__SET TASK__: Leave the pictures out, and output exactly the lines from the one containing "Write a component" through the one containing "const topVertexLines = ['CTAB".
--- Begin ---
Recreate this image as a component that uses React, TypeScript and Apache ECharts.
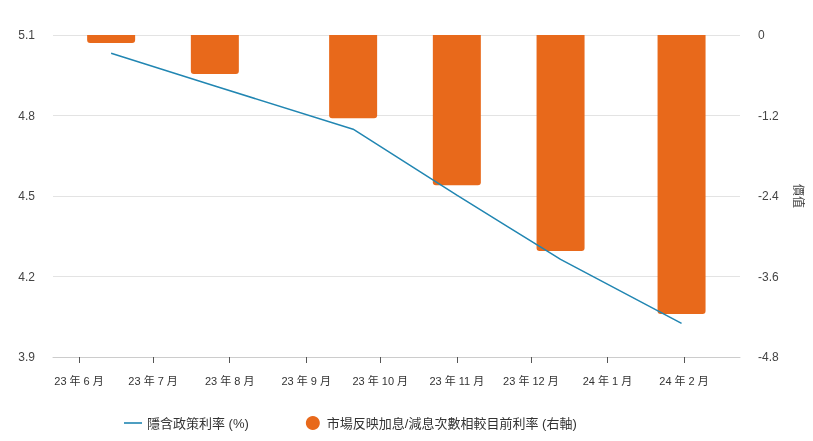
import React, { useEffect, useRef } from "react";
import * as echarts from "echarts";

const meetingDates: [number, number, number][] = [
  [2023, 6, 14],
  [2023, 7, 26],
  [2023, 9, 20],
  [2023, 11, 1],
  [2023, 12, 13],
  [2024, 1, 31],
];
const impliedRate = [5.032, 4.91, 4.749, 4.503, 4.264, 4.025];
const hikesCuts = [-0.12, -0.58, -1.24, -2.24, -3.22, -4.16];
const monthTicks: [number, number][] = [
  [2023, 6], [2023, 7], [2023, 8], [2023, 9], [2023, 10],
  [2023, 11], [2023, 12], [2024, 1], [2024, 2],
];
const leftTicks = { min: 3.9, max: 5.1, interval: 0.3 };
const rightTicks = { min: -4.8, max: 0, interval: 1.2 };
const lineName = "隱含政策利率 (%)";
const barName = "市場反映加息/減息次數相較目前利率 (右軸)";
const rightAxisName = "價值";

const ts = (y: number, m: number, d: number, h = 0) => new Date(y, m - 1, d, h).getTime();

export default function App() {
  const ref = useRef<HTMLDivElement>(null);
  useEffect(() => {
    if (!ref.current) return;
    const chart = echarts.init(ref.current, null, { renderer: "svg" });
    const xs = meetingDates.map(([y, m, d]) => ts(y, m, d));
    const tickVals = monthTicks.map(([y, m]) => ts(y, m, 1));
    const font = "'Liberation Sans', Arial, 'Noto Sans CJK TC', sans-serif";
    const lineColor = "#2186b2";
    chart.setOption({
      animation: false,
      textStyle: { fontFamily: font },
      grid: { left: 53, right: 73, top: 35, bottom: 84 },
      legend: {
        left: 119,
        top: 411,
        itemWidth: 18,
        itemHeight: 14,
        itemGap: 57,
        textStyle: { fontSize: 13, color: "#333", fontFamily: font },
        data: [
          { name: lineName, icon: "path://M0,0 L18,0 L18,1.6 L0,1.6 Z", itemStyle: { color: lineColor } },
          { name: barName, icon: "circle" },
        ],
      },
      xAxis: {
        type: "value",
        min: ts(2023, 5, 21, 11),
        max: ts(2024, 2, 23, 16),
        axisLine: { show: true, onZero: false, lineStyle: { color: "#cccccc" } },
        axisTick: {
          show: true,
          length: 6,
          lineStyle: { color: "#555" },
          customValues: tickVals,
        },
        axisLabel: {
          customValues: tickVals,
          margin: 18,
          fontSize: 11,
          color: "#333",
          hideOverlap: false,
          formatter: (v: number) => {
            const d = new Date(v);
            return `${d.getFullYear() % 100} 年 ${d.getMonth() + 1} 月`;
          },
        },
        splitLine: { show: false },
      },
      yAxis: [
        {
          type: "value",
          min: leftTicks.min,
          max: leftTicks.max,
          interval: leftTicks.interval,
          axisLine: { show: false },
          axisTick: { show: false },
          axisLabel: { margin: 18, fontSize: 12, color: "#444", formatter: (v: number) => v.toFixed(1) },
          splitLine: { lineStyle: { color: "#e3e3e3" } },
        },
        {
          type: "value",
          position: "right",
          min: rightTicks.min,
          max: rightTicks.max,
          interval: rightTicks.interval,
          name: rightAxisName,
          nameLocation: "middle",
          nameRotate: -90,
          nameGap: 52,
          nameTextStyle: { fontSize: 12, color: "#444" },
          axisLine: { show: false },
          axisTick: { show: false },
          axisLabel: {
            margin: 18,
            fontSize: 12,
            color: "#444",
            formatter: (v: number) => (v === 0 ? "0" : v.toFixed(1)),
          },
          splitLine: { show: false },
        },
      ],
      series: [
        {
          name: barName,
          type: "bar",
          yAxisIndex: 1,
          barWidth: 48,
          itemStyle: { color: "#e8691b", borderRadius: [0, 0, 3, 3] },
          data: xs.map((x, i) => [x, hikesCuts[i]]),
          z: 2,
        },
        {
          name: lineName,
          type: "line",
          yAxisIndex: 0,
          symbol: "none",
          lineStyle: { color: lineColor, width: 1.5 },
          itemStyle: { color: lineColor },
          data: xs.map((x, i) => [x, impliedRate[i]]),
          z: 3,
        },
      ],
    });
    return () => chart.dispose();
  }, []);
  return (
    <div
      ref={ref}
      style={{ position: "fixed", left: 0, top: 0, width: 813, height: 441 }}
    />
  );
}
--- End ---
--- Begin ---
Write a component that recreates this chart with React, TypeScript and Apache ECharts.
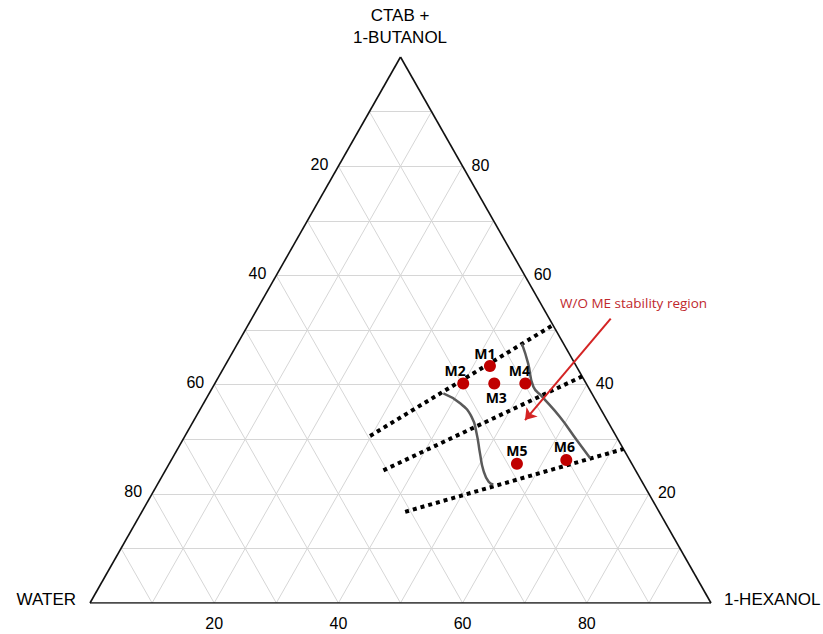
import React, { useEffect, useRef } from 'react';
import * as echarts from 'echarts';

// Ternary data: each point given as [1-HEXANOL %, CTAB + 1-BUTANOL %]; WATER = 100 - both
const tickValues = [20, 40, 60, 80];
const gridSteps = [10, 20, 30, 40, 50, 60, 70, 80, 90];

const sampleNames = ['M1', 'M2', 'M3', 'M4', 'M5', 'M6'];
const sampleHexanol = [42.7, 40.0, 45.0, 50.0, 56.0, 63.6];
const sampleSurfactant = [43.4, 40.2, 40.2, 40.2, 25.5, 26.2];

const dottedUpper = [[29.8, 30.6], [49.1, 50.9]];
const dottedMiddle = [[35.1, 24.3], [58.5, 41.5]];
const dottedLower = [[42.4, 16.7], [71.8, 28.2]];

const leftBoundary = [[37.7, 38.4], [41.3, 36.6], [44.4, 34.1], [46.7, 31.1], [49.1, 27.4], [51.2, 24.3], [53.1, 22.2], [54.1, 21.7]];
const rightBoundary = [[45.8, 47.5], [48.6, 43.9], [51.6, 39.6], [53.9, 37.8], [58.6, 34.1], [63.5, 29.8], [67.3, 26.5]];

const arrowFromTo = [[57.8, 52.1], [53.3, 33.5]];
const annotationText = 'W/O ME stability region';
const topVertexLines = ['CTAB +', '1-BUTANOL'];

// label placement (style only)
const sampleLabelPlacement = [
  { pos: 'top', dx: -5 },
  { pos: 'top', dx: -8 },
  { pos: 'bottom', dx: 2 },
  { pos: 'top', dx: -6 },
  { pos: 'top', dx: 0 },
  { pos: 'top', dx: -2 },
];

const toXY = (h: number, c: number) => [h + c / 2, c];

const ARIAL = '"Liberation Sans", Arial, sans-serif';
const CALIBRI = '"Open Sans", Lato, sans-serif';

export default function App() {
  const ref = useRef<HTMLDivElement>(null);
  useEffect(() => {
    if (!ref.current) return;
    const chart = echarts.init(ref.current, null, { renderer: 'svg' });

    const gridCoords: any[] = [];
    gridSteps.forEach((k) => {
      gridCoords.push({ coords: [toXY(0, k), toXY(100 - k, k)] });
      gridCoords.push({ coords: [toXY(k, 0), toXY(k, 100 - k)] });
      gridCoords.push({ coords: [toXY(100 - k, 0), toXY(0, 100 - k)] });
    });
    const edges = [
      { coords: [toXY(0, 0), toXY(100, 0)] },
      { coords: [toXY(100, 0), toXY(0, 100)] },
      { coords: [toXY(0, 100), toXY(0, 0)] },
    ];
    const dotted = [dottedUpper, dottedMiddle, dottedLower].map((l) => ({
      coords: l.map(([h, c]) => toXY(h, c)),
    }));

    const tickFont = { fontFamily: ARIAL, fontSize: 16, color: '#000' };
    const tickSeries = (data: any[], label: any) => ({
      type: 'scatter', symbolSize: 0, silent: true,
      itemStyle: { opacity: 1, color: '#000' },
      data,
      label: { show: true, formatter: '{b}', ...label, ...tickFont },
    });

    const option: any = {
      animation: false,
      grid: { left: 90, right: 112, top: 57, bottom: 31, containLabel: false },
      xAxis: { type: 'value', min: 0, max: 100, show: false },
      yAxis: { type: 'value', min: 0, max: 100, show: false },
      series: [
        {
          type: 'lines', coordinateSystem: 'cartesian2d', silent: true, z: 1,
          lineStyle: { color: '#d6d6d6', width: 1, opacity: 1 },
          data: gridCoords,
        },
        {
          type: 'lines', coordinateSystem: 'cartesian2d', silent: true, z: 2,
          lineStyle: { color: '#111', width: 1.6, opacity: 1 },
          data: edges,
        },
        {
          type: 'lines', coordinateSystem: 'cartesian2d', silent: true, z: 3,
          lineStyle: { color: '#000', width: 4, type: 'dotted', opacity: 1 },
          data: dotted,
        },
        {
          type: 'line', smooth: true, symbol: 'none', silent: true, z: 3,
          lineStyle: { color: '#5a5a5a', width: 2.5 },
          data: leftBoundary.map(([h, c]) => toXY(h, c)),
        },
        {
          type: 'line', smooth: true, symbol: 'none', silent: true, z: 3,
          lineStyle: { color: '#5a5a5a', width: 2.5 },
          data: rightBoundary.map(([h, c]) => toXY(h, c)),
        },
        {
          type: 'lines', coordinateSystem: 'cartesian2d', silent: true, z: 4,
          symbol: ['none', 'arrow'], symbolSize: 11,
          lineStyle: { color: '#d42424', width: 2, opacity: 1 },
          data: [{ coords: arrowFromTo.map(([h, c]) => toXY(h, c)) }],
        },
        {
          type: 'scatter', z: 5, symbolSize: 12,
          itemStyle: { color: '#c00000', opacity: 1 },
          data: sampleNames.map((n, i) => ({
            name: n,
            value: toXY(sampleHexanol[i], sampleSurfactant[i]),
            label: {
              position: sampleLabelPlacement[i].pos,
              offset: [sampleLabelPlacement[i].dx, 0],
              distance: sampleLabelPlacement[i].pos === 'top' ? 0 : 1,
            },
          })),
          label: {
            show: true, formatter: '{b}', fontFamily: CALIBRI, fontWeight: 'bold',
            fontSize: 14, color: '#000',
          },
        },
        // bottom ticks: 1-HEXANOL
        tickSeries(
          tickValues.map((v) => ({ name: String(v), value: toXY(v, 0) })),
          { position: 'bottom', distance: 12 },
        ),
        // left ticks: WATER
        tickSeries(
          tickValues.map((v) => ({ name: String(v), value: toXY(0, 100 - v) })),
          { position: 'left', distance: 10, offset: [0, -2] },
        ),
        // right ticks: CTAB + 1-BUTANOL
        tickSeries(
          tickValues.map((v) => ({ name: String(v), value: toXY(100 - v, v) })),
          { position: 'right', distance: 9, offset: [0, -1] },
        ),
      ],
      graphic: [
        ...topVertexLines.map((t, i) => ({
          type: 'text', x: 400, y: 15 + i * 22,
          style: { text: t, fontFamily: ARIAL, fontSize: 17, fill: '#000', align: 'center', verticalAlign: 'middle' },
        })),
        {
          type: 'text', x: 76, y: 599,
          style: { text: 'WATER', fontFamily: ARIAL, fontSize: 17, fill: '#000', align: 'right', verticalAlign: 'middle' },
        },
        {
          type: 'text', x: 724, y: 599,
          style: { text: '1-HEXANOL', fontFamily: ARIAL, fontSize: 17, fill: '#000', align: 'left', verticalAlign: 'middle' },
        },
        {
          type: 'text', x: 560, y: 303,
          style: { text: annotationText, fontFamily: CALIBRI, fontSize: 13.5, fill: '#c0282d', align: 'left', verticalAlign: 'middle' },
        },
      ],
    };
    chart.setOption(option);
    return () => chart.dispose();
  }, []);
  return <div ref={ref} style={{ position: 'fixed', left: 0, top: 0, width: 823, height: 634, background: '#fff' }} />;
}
--- End ---
__OUTPUT FOR THIS EXERCISE__:
Write a component that recreates this chart with React, TypeScript and Apache ECharts.
import React, { useEffect, useRef } from 'react';
import * as echarts from 'echarts';

// Ternary data: each point given as [1-HEXANOL %, CTAB + 1-BUTANOL %]; WATER = 100 - both
const tickValues = [20, 40, 60, 80];
const gridSteps = [10, 20, 30, 40, 50, 60, 70, 80, 90];

const sampleNames = ['M1', 'M2', 'M3', 'M4', 'M5', 'M6'];
const sampleHexanol = [42.7, 40.0, 45.0, 50.0, 56.0, 63.6];
const sampleSurfactant = [43.4, 40.2, 40.2, 40.2, 25.5, 26.2];

const dottedUpper = [[29.8, 30.6], [49.1, 50.9]];
const dottedMiddle = [[35.1, 24.3], [58.5, 41.5]];
const dottedLower = [[42.4, 16.7], [71.8, 28.2]];

const leftBoundary = [[37.7, 38.4], [41.3, 36.6], [44.4, 34.1], [46.7, 31.1], [49.1, 27.4], [51.2, 24.3], [53.1, 22.2], [54.1, 21.7]];
const rightBoundary = [[45.8, 47.5], [48.6, 43.9], [51.6, 39.6], [53.9, 37.8], [58.6, 34.1], [63.5, 29.8], [67.3, 26.5]];

const arrowFromTo = [[57.8, 52.1], [53.3, 33.5]];
const annotationText = 'W/O ME stability region';
const topVertexLines = ['CTAB +', '1-BUTANOL'];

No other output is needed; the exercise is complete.